╔══

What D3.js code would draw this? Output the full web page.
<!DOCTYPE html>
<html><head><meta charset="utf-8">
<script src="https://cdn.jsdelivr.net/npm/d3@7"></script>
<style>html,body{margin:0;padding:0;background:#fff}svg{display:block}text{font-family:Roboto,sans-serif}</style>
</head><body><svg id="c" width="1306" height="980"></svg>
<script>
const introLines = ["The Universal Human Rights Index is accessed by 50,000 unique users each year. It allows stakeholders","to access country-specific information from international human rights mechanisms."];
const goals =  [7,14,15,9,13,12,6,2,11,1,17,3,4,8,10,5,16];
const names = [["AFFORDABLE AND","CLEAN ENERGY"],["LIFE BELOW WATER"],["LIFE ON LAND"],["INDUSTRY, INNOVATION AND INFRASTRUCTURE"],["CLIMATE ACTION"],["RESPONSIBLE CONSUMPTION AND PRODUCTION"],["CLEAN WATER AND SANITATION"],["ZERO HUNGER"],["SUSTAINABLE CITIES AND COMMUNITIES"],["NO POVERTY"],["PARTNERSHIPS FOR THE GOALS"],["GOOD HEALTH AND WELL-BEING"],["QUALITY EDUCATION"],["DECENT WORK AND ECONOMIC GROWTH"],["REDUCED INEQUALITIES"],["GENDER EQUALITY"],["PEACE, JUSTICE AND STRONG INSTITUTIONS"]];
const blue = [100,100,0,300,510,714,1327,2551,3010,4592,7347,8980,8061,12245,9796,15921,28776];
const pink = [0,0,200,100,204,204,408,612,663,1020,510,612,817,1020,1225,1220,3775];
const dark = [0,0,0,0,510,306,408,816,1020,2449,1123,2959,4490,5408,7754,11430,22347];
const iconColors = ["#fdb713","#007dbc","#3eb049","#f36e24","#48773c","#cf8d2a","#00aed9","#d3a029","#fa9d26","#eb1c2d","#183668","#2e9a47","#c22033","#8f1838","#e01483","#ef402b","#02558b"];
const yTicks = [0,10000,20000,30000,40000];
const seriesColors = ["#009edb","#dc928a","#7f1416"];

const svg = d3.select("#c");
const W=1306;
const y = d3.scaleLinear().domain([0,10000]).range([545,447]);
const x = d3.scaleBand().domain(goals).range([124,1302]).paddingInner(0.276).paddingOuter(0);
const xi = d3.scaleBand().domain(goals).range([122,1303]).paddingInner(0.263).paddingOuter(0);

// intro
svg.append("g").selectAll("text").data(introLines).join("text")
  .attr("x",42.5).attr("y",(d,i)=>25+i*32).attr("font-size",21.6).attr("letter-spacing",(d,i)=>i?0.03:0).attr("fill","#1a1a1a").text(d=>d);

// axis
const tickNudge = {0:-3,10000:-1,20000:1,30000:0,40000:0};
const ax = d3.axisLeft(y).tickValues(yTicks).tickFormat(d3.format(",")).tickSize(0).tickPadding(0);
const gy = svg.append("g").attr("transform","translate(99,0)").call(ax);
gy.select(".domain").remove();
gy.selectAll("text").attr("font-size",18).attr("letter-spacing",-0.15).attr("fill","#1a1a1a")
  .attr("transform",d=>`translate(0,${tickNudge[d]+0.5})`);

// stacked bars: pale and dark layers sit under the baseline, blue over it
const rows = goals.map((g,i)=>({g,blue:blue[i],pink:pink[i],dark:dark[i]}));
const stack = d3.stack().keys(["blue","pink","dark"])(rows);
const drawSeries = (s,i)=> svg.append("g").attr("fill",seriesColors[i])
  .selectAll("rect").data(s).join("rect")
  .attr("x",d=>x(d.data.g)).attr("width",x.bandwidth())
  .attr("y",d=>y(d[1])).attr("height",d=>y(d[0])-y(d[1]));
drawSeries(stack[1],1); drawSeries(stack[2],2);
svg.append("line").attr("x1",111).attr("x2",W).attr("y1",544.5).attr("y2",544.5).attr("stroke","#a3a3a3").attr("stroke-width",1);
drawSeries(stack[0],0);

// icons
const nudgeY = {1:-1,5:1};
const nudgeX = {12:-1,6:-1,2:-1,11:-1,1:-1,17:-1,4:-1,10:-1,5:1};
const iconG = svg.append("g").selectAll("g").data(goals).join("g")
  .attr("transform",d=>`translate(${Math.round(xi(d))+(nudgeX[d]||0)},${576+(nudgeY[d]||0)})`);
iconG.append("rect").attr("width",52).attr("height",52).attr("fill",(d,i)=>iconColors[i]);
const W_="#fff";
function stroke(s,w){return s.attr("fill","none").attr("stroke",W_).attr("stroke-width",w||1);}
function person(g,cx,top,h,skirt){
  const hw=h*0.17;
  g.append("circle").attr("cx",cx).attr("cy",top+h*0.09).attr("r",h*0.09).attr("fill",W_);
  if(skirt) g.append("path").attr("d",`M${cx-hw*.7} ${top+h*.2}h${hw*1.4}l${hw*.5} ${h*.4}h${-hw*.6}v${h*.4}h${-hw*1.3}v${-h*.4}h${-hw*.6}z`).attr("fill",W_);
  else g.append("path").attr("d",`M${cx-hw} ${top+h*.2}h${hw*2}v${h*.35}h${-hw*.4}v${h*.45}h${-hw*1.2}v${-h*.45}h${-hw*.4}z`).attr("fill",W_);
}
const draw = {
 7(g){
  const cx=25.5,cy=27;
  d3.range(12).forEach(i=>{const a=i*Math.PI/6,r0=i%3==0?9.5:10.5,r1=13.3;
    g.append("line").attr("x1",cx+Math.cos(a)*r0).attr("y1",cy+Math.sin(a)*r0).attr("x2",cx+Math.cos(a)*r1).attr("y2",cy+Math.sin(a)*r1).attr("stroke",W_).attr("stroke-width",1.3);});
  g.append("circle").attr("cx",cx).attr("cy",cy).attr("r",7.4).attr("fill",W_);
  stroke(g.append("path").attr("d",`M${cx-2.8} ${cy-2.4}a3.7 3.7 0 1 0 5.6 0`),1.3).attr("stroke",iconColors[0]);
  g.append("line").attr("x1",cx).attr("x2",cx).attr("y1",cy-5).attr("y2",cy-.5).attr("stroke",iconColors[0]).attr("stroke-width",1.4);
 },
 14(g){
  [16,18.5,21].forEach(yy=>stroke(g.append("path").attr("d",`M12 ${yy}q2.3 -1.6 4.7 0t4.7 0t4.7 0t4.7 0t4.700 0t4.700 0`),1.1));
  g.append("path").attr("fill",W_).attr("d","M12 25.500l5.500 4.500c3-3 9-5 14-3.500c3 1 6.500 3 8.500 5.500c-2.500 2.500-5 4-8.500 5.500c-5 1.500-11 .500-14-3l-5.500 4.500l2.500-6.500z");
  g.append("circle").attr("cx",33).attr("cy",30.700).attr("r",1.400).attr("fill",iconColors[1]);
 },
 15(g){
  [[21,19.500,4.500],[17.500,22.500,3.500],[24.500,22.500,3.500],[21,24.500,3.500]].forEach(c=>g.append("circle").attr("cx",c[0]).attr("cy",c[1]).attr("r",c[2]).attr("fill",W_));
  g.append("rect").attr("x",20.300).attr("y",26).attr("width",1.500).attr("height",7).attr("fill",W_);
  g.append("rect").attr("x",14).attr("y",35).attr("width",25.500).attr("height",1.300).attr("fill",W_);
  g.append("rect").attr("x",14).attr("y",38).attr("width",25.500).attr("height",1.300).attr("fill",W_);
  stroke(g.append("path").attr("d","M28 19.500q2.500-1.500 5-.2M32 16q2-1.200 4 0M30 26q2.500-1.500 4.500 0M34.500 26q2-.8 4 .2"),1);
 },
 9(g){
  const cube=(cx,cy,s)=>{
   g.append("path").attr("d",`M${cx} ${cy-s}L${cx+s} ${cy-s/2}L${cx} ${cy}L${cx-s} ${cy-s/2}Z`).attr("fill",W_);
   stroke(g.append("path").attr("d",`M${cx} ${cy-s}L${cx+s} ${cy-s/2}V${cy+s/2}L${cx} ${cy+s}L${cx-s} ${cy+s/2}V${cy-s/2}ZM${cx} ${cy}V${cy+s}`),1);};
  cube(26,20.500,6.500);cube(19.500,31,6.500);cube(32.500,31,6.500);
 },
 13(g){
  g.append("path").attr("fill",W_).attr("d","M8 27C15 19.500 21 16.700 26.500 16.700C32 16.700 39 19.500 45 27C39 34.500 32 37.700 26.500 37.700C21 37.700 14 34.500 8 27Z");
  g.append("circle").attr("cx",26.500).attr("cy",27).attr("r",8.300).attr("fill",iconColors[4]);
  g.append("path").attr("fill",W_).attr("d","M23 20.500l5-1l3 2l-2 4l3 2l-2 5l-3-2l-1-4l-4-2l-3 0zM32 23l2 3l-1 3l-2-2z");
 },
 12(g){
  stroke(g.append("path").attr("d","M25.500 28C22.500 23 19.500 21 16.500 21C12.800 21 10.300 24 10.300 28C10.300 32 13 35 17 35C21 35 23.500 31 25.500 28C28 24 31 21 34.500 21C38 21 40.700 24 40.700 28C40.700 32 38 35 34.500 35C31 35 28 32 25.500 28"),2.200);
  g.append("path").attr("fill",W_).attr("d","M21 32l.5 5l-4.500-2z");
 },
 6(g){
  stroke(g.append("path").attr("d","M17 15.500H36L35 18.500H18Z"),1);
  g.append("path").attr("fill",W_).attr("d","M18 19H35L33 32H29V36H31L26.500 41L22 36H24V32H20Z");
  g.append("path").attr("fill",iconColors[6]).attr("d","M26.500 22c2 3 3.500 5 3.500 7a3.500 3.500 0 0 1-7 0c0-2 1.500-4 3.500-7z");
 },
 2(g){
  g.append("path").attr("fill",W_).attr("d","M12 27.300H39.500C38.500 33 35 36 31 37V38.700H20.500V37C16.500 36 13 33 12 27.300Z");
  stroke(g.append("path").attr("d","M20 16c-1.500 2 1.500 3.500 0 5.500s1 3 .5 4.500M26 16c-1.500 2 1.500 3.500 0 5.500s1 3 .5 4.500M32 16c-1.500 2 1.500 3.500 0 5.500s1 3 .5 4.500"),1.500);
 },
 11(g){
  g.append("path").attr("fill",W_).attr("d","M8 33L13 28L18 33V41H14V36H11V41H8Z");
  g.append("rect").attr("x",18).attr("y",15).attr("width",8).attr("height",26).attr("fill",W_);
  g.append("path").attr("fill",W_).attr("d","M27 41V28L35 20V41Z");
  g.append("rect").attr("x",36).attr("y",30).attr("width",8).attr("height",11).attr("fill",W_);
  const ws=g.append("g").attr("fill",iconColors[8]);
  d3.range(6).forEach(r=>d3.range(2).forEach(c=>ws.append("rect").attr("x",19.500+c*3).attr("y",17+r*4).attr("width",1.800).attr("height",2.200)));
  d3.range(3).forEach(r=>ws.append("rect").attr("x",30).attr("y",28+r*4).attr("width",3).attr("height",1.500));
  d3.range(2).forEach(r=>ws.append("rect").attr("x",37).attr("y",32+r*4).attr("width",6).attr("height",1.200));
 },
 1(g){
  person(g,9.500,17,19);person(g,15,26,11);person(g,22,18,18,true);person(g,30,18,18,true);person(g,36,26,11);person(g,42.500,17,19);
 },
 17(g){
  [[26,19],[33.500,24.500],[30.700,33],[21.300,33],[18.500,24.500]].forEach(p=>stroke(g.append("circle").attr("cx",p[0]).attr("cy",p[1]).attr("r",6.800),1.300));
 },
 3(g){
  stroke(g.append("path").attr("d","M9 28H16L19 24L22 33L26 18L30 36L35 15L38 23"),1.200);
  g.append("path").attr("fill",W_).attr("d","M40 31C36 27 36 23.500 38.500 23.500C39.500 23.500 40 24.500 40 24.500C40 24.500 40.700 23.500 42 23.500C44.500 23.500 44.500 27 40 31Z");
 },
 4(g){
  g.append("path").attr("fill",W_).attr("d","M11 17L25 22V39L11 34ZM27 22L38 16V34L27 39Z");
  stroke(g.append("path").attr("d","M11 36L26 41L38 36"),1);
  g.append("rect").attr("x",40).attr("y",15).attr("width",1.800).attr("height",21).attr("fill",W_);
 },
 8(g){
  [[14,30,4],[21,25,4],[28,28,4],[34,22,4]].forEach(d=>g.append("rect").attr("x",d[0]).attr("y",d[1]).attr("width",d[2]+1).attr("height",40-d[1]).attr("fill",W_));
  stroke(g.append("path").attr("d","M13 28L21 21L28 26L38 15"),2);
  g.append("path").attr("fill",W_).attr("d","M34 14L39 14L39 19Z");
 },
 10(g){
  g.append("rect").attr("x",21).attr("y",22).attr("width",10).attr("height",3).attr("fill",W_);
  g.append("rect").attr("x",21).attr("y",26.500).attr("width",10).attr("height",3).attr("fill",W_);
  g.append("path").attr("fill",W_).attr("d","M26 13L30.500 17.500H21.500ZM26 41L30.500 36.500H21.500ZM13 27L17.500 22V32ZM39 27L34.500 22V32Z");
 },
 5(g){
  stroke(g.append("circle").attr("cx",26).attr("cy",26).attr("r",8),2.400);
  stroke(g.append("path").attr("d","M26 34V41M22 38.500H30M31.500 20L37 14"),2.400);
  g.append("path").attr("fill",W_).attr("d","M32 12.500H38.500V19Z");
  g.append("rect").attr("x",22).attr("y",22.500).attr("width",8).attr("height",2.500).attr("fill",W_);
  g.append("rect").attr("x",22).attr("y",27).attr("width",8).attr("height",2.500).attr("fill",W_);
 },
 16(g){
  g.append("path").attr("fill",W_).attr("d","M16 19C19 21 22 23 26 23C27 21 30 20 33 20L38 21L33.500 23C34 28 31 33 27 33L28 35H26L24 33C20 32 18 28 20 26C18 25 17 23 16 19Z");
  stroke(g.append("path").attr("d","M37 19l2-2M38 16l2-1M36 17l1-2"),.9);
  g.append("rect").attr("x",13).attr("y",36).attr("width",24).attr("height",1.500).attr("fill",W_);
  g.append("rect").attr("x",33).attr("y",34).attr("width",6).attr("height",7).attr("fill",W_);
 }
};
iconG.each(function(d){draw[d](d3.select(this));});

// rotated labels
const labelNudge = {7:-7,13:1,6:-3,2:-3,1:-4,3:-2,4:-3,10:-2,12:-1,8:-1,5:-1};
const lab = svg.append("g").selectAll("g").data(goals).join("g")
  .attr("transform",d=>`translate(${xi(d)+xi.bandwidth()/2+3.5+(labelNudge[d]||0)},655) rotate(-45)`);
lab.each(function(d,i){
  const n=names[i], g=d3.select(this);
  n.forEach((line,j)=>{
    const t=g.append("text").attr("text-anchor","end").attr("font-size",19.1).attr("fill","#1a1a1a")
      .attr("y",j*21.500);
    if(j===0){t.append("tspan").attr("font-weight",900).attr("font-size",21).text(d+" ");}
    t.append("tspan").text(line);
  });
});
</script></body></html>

╚══

Report every line in the data above in which the word "this" appears.

What D3.js code would draw this? Output the full web page.
iconG.each(function(d){draw[d](d3.select(this));});
  const n=names[i], g=d3.select(this);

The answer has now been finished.